Nella sua ultima intervista del 21 maggio 1992, rilasciata ai giornalisti di "Canal Plus" Jean Pierre Moscardo e Fabrizio Calvi, Paolo Borsellino parlò a lungo di Marcello Dell'Utri e soprattutto di Vittorio Mangano, un mafioso pluriomicida che lavorò per Berlusconi nella sua villa di Arcore, col ruolo ufficiale di stalliere ma che, spiega Borsellino, era in realtà una delle "teste di ponte dell'organizzazione mafiosa nel Nord Italia". Secondo la Procura della Repubblica di Palermo, Dell'Utri era a conoscenza dello "spessore delinquenziale" di Mangano quando lo fece assumere a Villa San Martino e, nella sentenza di condanna in Cassazione, si legge che Dell'Ultri avrebbe svolto il ruolo di "mediatore" tra Cosa Nostra e Berlusconi: per lunghi anni, il leader di FI avrebbe pagato l'associazione criminale per proteggere i suoi familiari e svolgere senza danni la sua attività imprenditoriale.

Dice Meloni che, dall'esempio di Borsellino, è nato il suo percorso terminato in questi giorni con la presidenza del Consiglio dei Ministri.
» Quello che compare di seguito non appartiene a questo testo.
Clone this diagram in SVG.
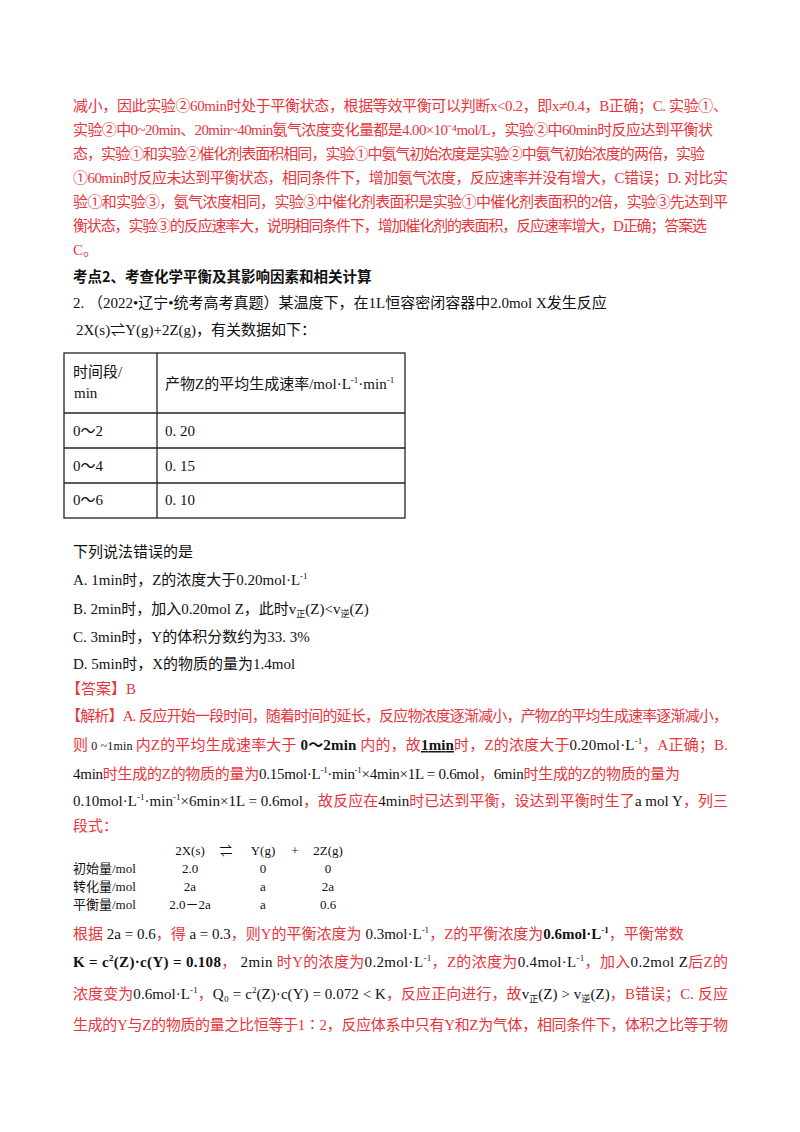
<svg xmlns="http://www.w3.org/2000/svg" width="800" height="1132" viewBox="0 0 800 1132">
<style>
text{font-family:"Liberation Serif","Noto Sans CJK SC",serif;font-size:15px;fill:#111}
.r{fill:#e8353d}
.k{fill:#111}
.b{font-weight:bold}
.s{font-size:9px}
.h{font-family:"Noto Sans CJK SC",sans-serif;font-weight:bold;font-size:14.5px}
.m{font-size:13px}
</style>
<rect width="800" height="1132" fill="#fff"/>
<g id="para1">
<text class="r" x="73" y="111" textLength="655" lengthAdjust="spacing">减小，因此实验②60min时处于平衡状态，根据等效平衡可以判断x&lt;0.2，即x≠0.4，B正确；C. 实验①、</text>
<text class="r" x="73" y="135" textLength="640" lengthAdjust="spacing">实验②中0~20min、20min~40min氨气浓度变化量都是4.00×10⁻⁴mol/L，实验②中60min时反应达到平衡状</text>
<text class="r" x="73" y="159" textLength="632" lengthAdjust="spacing">态，实验①和实验②催化剂表面积相同，实验①中氨气初始浓度是实验②中氨气初始浓度的两倍，实验</text>
<text class="r" x="73" y="183" textLength="655" lengthAdjust="spacing">①60min时反应未达到平衡状态，相同条件下，增加氨气浓度，反应速率并没有增大，C错误；D. 对比实</text>
<text class="r" x="73" y="207" textLength="655" lengthAdjust="spacing">验①和实验③，氨气浓度相同，实验③中催化剂表面积是实验①中催化剂表面积的2倍，实验③先达到平</text>
<text class="r" x="73" y="231" textLength="634" lengthAdjust="spacing">衡状态，实验③的反应速率大，说明相同条件下，增加催化剂的表面积，反应速率增大，D正确；答案选</text>
<text class="r" x="73" y="255">C。</text>
</g>
<g id="question">
<text class="h" x="73" y="282">考点2、考查化学平衡及其影响因素和相关计算</text>
<text x="73" y="308">2. （2022•辽宁•统考高考真题）某温度下，在1L恒容密闭容器中2.0mol X发生反应</text>
<text x="76" y="335">2X(s)⇌Y(g)+2Z(g)，有关数据如下：</text>
</g>
<g id="table" fill="none" stroke="#222" stroke-width="1.3">
<rect x="64" y="353" width="341" height="165"/>
<line x1="157" y1="353" x2="157" y2="518"/>
<line x1="64" y1="413" x2="405" y2="413"/>
<line x1="64" y1="448" x2="405" y2="448"/>
<line x1="64" y1="483" x2="405" y2="483"/>
</g>
<g id="table-text">
<text x="73" y="377">时间段/</text>
<text x="74" y="398">min</text>
<text x="165" y="389">产物Z的平均生成速率/mol·L<tspan class="s" dy="-6">-1</tspan><tspan dy="6">·min</tspan><tspan class="s" dy="-6">-1</tspan></text>
<text x="73" y="436">0～2</text><text x="165" y="436">0. 20</text>
<text x="73" y="471">0～4</text><text x="165" y="471">0. 15</text>
<text x="73" y="505">0～6</text><text x="165" y="505">0. 10</text>
</g>
<g id="options">
<text x="73" y="557">下列说法错误的是</text>
<text x="73" y="585">A. 1min时，Z的浓度大于0.20mol·L<tspan class="s" dy="-6">-1</tspan></text>
<text x="73" y="614">B. 2min时，加入0.20mol Z，此时v<tspan class="s" dy="3">正</tspan><tspan dy="-3">(Z)&lt;v</tspan><tspan class="s" dy="3">逆</tspan><tspan dy="-3">(Z)</tspan></text>
<text x="73" y="642">C. 3min时，Y的体积分数约为33. 3%</text>
<text x="73" y="669">D. 5min时，X的物质的量为1.4mol</text>
</g>
<g id="answer">
<text class="r" x="66" y="694">【答案】B</text>
<text class="r" x="66" y="721" textLength="662" lengthAdjust="spacing">【解析】A. 反应开始一段时间，随着时间的延长，反应物浓度逐渐减小，产物Z的平均生成速率逐渐减小，</text>
<text class="r" x="73" y="750" textLength="655" lengthAdjust="spacing">则<tspan class="k" font-size="12"> 0 ~1min </tspan>内Z的平均生成速率大于<tspan class="k b"> 0～2min </tspan>内的，故<tspan class="k b" text-decoration="underline">1min</tspan>时，Z的浓度大于<tspan class="k">0.20mol·L</tspan><tspan class="k s" dy="-6">-1</tspan><tspan dy="6">，A正确；B.</tspan></text>
<text class="r" x="73" y="779" textLength="607" lengthAdjust="spacing"><tspan class="k">4min</tspan>时生成的Z的物质的量为<tspan class="k">0.15mol·L</tspan><tspan class="k s" dy="-6">-1</tspan><tspan class="k" dy="6">·min</tspan><tspan class="k s" dy="-6">-1</tspan><tspan class="k" dy="6">×4min×1L = 0.6mol</tspan>，<tspan class="k">6min</tspan>时生成的Z的物质的量为</text>
<text class="r" x="73" y="806" textLength="655" lengthAdjust="spacing"><tspan class="k">0.10mol·L</tspan><tspan class="k s" dy="-6">-1</tspan><tspan class="k" dy="6">·min</tspan><tspan class="k s" dy="-6">-1</tspan><tspan class="k" dy="6">×6min×1L = 0.6mol</tspan>，故反应在<tspan class="k">4min</tspan>时已达到平衡，设达到平衡时生了<tspan class="k">a mol Y</tspan>，列三</text>
<text class="r" x="73" y="831">段式：</text>
</g>
<g id="ice">
<text class="m" x="190" y="855" text-anchor="middle">2X(s)</text>
<text class="m" x="226" y="855" text-anchor="middle">⇌</text>
<text class="m" x="263" y="855" text-anchor="middle">Y(g)</text>
<text class="m" x="295" y="855" text-anchor="middle">+</text>
<text class="m" x="328" y="855" text-anchor="middle">2Z(g)</text>
<text class="m" x="73" y="873">初始量/mol</text>
<text class="m" x="190" y="873" text-anchor="middle">2.0</text>
<text class="m" x="263" y="873" text-anchor="middle">0</text>
<text class="m" x="328" y="873" text-anchor="middle">0</text>
<text class="m" x="73" y="891">转化量/mol</text>
<text class="m" x="190" y="891" text-anchor="middle">2a</text>
<text class="m" x="263" y="891" text-anchor="middle">a</text>
<text class="m" x="328" y="891" text-anchor="middle">2a</text>
<text class="m" x="73" y="909">平衡量/mol</text>
<text class="m" x="190" y="909" text-anchor="middle">2.0－2a</text>
<text class="m" x="263" y="909" text-anchor="middle">a</text>
<text class="m" x="328" y="909" text-anchor="middle">0.6</text>
</g>
<g id="solution">
<text class="r" x="73" y="939">根据<tspan class="k"> 2a = 0.6</tspan>，得<tspan class="k"> a = 0.3</tspan>，则Y的平衡浓度为<tspan class="k"> 0.3mol·L</tspan><tspan class="k s" dy="-6">-1</tspan><tspan dy="6">，Z的平衡浓度为</tspan><tspan class="k b">0.6mol·L</tspan><tspan class="k s b" dy="-6">-1</tspan><tspan dy="6">，平衡常数</tspan></text>
<text class="r" x="73" y="967" textLength="655" lengthAdjust="spacing"><tspan class="k b">K = c</tspan><tspan class="k b s" dy="-6">2</tspan><tspan class="k b" dy="6">(Z)·c(Y) = 0.108</tspan>，<tspan class="k"> 2min </tspan>时Y的浓度为<tspan class="k">0.2mol·L</tspan><tspan class="k s" dy="-6">-1</tspan><tspan dy="6">，Z的浓度为</tspan><tspan class="k">0.4mol·L</tspan><tspan class="k s" dy="-6">-1</tspan><tspan dy="6">，加入</tspan><tspan class="k">0.2mol Z</tspan>后Z的</text>
<text class="r" x="73" y="999" textLength="655" lengthAdjust="spacing">浓度变为<tspan class="k">0.6mol·L</tspan><tspan class="k s" dy="-6">-1</tspan><tspan dy="6">，</tspan><tspan class="k">Q₀ = c</tspan><tspan class="k s" dy="-6">2</tspan><tspan class="k" dy="6">(Z)·c(Y) = 0.072 &lt; K</tspan>，反应正向进行，故<tspan class="k">v</tspan><tspan class="k s" dy="3">正</tspan><tspan class="k" dy="-3">(Z) &gt; v</tspan><tspan class="k s" dy="3">逆</tspan><tspan class="k" dy="-3">(Z)</tspan>，B错误；C. 反应</text>
<text class="r" x="73" y="1030" textLength="655" lengthAdjust="spacing">生成的Y与Z的物质的量之比恒等于1∶2，反应体系中只有Y和Z为气体，相同条件下，体积之比等于物</text>
</g>
</svg>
Probabilmente la premier non conosce la storia (o, probabilmente, fa finta di non conoscerla) del cofondatore palermitano di Forza Italia e del suo caro amico Silvio, che la mafia la finanziò e che ora governa al suo fianco. Di sicuro, Meloni ha davvero un gran coraggio per sedersi al tavolo con certi alleati – la cui storia parla (male) per loro – e poi dichiarare d'ispirarsi a chi ha sacrificato la propria vita per la lotta alla mafia. Riecheggiano nella memoria le parole di Salvatore Borsellino, quando vide l'ex presidente del Senato Schifani depositare una corona di fiori, davanti all'ulivo piantato nel cratere dell'esplosione che uccise suo fratello: "Questo è il nostro eroe, questi sono i nostri eroi, questi eroi li lasci onorare a noi come noi sappiamo onorarli".